* **EXERCISE DESCRIPTION**
From the entries below, reproduce exactly the lines from the one with "Generate a Python script that draws this with matplotlib." through the one with "ax = fig.add_axes([0.0816, 0.1, 0.9024, 0.8])", both included, without images.

───── INPUT MATERIAL ─────

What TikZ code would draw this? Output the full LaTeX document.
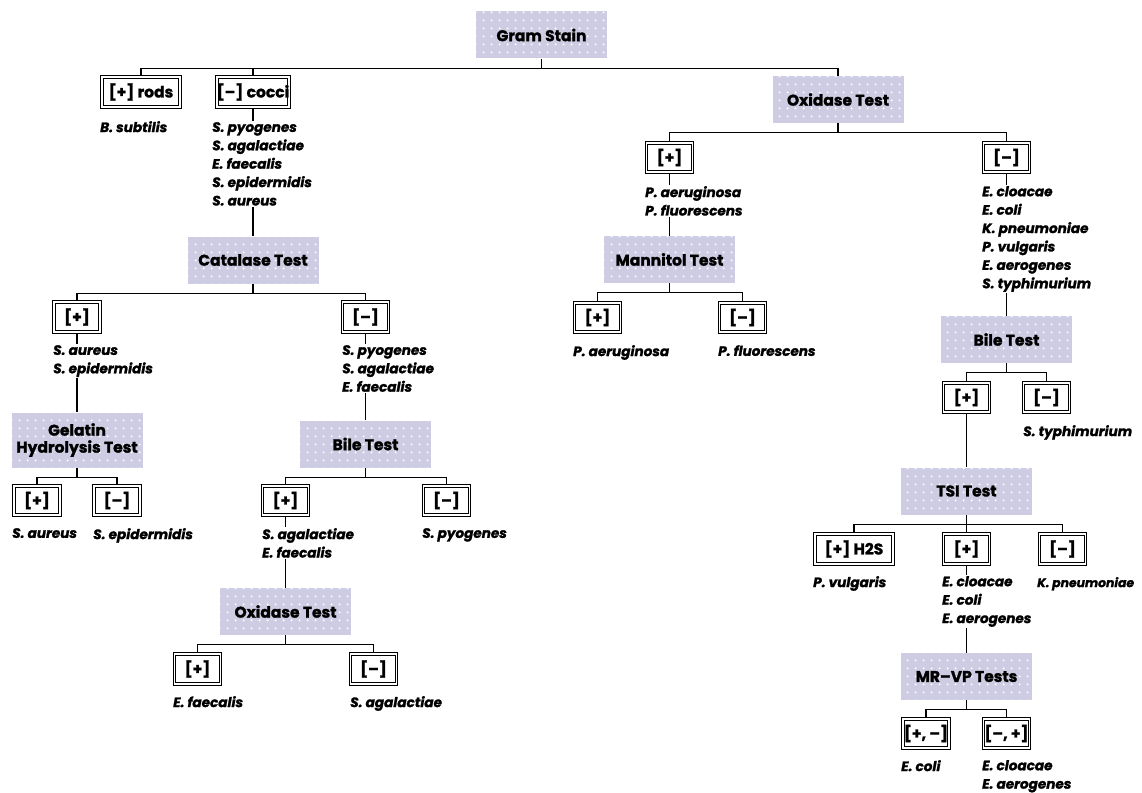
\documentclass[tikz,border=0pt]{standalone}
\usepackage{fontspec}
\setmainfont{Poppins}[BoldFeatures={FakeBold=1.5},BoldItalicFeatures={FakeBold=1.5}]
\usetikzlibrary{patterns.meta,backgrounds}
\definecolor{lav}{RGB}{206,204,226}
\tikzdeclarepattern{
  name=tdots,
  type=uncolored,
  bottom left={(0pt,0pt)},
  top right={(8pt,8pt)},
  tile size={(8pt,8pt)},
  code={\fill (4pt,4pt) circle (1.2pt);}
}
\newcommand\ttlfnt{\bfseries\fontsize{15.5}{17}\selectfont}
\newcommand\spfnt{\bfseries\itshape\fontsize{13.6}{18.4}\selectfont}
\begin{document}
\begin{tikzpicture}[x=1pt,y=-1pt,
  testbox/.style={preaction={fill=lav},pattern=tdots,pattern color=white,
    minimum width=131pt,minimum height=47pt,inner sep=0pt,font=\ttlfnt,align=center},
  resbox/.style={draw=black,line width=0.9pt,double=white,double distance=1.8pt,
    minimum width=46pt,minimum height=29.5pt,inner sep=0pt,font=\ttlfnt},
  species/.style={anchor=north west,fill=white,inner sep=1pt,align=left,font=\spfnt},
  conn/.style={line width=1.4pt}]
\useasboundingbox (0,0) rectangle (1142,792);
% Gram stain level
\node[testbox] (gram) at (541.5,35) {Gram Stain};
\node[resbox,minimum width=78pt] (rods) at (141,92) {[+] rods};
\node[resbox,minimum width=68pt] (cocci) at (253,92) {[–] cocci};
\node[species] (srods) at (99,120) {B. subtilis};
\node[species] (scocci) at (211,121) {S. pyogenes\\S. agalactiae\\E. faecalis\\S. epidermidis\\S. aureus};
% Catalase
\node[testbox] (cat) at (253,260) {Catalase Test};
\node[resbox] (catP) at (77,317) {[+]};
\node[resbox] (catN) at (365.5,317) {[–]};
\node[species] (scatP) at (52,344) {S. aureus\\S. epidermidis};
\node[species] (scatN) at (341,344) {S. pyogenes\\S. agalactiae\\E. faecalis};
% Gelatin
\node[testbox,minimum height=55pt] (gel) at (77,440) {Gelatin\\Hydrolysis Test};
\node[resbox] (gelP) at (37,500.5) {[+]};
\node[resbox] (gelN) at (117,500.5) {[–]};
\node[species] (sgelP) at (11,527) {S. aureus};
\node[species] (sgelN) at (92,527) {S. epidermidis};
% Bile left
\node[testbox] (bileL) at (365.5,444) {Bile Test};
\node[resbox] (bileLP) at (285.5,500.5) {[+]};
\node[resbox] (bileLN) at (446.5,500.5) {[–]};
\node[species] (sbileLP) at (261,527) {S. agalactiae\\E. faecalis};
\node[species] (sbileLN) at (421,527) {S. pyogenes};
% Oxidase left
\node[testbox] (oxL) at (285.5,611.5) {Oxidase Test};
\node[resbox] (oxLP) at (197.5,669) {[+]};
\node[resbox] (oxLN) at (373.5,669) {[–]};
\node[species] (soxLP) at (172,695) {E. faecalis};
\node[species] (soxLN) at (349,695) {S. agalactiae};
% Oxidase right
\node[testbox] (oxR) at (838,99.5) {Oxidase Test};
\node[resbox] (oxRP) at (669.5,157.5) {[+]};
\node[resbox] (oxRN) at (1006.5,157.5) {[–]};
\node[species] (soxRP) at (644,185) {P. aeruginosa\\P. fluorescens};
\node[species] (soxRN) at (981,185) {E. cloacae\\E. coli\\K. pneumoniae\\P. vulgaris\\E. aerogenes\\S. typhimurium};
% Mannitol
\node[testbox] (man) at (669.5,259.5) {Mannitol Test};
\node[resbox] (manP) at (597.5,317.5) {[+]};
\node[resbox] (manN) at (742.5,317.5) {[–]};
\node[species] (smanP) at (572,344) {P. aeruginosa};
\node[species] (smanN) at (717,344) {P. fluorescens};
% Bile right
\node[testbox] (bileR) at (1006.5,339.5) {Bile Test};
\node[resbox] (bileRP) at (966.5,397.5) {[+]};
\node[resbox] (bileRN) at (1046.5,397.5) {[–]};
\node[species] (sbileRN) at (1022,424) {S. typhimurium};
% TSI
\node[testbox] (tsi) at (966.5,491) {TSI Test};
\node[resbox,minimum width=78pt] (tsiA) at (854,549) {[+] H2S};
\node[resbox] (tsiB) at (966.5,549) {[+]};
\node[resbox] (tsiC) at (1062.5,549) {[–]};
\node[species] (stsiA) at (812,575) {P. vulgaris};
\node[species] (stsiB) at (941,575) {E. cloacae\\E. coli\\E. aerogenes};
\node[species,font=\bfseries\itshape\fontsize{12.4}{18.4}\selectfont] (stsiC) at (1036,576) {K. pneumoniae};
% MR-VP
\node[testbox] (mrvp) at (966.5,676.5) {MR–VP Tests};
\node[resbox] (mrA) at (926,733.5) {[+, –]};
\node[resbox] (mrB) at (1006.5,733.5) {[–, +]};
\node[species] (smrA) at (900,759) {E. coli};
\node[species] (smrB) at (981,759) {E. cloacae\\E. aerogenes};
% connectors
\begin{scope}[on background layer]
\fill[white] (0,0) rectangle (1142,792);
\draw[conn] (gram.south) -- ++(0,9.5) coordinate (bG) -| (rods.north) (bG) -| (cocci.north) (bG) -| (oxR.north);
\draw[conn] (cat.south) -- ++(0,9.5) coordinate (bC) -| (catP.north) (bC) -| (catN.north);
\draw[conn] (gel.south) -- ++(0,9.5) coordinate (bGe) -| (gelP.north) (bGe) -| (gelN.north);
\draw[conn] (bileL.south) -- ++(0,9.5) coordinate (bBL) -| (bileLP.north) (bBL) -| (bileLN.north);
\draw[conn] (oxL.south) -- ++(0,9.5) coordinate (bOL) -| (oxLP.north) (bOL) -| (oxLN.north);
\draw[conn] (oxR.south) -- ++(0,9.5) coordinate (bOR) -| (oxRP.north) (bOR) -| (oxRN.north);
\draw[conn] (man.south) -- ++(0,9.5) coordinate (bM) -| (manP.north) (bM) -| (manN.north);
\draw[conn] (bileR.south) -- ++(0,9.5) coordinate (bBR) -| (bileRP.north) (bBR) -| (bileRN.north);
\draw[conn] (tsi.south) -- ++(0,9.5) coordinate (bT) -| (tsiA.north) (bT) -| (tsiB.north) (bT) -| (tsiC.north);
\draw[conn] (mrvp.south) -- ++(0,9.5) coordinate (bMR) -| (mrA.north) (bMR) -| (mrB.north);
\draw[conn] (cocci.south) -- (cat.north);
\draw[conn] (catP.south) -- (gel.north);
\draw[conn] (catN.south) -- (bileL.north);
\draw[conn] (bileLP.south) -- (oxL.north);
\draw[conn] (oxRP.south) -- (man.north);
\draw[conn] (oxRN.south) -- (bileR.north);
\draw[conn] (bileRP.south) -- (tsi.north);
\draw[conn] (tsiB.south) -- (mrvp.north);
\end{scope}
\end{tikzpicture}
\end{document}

─────
───── INPUT MATERIAL ─────

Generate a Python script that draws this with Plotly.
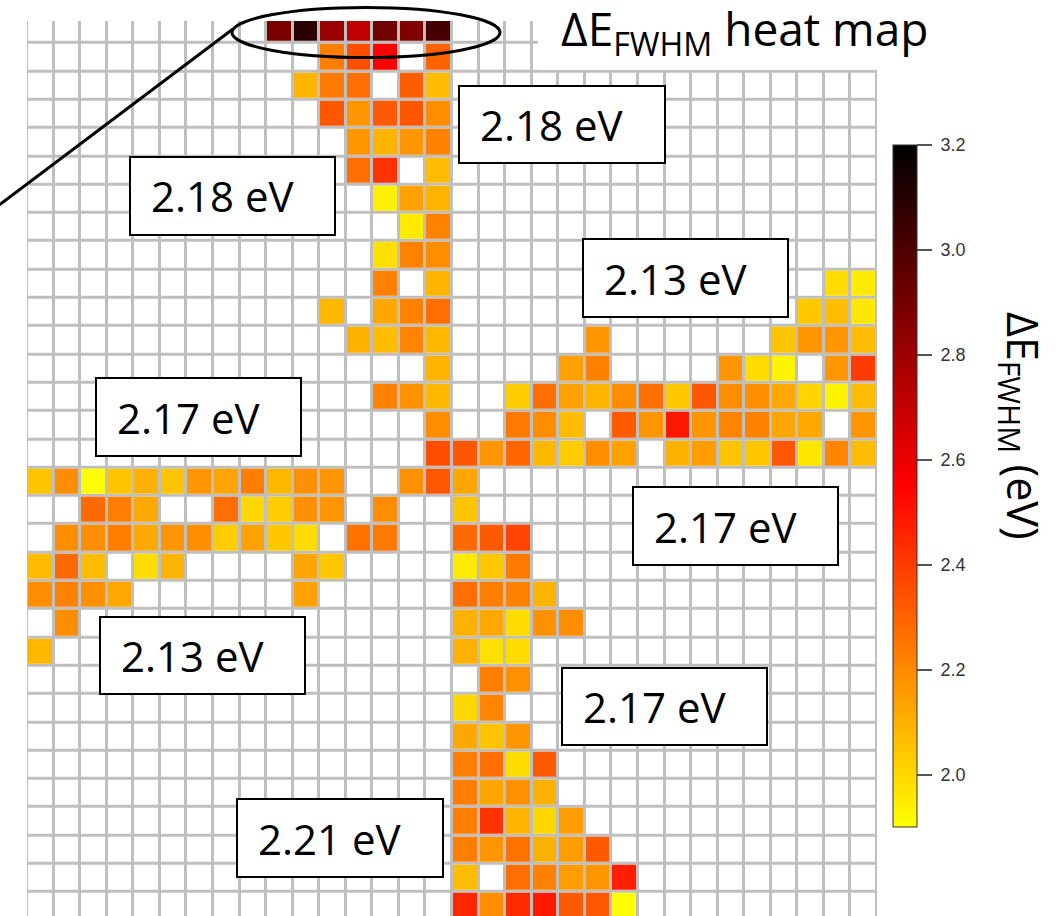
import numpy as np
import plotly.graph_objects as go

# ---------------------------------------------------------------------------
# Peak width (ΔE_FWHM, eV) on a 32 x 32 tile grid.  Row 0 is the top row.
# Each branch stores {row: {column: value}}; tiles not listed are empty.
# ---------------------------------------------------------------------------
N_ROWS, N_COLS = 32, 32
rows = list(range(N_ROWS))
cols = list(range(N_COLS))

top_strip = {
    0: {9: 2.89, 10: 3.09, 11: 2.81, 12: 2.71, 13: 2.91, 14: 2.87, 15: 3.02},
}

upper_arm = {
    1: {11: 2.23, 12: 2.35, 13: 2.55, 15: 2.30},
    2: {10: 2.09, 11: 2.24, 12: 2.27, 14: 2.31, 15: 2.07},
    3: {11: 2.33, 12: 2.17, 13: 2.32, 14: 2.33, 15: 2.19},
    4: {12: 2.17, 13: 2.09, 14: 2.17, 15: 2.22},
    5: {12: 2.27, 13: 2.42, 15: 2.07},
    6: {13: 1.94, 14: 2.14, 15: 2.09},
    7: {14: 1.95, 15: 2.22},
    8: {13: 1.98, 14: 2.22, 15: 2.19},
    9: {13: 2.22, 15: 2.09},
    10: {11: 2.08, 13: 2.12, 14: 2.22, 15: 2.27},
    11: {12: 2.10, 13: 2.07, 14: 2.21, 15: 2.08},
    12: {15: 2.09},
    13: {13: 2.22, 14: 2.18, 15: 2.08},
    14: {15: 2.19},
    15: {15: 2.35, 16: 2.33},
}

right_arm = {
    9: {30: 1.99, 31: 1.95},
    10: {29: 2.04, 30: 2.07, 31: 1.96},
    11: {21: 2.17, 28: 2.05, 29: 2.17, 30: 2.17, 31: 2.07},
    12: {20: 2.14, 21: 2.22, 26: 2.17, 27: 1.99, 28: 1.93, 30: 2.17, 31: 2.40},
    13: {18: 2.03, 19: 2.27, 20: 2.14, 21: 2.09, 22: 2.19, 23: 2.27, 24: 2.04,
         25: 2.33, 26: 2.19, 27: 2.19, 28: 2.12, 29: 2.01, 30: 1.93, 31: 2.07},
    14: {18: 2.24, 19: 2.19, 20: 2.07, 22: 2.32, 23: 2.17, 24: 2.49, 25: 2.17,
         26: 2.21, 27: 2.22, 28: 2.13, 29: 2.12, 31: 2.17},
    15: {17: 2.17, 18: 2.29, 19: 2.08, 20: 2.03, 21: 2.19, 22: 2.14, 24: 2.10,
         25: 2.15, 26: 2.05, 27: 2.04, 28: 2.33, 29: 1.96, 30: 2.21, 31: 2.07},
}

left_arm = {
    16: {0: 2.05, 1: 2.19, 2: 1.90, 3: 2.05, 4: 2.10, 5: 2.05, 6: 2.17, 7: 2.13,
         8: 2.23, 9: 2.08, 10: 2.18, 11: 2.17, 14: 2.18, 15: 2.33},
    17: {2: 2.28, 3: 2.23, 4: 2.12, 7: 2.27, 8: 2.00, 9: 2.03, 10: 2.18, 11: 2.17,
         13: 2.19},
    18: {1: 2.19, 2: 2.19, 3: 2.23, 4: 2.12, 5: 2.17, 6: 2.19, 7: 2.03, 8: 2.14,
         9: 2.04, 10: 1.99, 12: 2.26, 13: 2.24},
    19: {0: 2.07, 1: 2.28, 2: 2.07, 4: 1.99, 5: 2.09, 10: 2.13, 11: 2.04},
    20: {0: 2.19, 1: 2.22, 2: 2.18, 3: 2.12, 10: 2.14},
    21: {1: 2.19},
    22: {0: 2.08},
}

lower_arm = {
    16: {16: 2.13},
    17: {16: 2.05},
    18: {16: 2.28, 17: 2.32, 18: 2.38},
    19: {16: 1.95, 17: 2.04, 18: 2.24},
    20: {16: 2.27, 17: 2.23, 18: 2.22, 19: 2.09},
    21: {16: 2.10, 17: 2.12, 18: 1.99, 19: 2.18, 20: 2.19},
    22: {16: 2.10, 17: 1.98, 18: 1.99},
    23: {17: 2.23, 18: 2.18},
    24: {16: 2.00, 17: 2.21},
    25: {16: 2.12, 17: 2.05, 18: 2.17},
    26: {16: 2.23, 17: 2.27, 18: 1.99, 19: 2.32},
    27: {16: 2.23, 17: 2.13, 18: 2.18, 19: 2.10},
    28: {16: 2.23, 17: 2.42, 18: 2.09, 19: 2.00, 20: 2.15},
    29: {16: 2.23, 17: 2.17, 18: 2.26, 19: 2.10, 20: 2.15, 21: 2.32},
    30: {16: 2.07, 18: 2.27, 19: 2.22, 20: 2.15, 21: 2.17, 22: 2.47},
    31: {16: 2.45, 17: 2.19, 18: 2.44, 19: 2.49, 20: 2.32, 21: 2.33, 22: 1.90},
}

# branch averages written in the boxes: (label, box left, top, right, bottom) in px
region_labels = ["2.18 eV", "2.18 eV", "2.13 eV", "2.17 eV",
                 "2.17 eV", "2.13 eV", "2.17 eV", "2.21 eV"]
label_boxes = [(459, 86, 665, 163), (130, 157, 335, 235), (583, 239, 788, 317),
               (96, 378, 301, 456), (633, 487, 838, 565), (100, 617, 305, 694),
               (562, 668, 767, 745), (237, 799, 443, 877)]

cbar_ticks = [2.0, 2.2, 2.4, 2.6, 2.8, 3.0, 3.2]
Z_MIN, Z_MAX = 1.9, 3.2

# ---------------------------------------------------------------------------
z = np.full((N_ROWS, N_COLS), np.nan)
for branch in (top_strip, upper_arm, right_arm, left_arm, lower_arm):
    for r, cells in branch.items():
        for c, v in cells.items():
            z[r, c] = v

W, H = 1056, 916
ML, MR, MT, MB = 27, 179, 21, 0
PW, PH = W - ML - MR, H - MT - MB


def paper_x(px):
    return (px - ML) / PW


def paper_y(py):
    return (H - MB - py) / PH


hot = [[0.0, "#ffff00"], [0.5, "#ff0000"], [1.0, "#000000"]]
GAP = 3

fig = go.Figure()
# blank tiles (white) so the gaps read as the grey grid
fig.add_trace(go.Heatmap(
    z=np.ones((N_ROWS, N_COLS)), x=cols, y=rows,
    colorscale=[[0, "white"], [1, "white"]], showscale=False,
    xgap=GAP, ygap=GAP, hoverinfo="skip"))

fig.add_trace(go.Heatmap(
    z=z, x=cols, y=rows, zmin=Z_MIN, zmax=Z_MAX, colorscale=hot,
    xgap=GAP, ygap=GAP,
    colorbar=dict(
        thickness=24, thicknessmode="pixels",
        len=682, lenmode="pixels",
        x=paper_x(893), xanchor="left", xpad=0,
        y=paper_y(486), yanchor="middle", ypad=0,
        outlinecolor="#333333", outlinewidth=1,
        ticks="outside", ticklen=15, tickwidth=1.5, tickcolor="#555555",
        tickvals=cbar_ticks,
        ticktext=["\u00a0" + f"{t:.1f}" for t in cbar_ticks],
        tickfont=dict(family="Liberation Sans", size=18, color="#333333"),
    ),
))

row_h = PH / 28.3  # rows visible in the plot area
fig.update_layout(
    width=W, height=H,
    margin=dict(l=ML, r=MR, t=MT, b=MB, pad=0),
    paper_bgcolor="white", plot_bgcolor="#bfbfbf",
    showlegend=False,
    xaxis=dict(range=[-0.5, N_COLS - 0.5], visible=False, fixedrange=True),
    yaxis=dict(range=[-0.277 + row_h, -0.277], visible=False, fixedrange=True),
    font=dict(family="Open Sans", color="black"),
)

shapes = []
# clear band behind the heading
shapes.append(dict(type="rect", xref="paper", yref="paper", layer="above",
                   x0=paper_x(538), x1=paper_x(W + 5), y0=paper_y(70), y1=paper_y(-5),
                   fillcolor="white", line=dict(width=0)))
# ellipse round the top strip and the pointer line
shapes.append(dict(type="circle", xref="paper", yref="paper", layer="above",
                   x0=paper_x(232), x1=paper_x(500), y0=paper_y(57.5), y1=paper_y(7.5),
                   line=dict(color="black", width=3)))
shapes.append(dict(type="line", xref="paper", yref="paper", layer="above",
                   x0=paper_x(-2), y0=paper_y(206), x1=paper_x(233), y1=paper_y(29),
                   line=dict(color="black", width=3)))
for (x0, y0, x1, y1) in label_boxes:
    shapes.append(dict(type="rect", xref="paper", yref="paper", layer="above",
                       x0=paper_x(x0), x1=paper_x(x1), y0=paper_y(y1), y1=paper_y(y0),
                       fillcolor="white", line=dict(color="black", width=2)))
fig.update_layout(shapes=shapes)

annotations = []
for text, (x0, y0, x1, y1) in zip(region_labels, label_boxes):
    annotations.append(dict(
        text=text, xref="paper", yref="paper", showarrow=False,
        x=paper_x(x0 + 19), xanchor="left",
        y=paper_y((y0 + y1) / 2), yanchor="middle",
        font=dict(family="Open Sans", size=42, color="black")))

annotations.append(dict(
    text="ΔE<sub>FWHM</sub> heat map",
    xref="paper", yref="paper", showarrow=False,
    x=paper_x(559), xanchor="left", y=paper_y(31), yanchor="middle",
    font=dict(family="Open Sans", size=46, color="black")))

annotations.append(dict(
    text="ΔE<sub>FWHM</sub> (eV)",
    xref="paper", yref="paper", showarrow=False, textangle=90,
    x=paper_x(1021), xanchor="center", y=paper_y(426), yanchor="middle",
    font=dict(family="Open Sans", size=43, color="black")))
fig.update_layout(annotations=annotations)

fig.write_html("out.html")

─────
───── INPUT MATERIAL ─────

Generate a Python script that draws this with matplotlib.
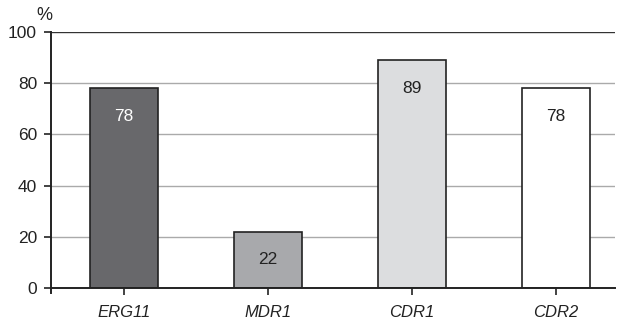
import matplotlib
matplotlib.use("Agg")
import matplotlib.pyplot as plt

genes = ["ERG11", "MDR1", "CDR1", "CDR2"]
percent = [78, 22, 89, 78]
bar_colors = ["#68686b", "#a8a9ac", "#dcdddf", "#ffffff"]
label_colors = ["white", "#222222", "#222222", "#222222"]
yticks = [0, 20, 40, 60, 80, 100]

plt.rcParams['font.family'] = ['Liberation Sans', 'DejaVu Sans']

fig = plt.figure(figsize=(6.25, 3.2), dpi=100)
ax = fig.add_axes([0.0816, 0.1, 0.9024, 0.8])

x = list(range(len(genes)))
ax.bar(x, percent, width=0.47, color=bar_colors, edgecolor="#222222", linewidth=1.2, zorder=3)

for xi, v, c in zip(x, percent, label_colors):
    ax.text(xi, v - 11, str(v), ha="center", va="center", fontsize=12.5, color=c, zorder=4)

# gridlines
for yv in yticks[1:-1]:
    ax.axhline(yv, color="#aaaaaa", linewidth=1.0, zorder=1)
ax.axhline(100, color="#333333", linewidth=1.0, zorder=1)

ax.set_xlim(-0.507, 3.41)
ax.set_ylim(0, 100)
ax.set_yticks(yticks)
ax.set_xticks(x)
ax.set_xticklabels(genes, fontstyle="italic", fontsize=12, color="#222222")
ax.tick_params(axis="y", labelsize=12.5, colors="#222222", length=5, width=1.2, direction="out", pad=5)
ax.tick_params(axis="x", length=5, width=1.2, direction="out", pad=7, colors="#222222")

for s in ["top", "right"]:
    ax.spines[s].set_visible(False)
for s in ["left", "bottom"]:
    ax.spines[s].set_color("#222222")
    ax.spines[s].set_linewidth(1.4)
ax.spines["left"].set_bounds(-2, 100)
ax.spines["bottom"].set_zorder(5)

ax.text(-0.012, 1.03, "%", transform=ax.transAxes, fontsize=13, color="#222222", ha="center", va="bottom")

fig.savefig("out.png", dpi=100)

─────

* **TASK SOLUTION**
Generate a Python script that draws this with matplotlib.
import matplotlib
matplotlib.use("Agg")
import matplotlib.pyplot as plt

genes = ["ERG11", "MDR1", "CDR1", "CDR2"]
percent = [78, 22, 89, 78]
bar_colors = ["#68686b", "#a8a9ac", "#dcdddf", "#ffffff"]
label_colors = ["white", "#222222", "#222222", "#222222"]
yticks = [0, 20, 40, 60, 80, 100]

plt.rcParams['font.family'] = ['Liberation Sans', 'DejaVu Sans']

fig = plt.figure(figsize=(6.25, 3.2), dpi=100)
ax = fig.add_axes([0.0816, 0.1, 0.9024, 0.8])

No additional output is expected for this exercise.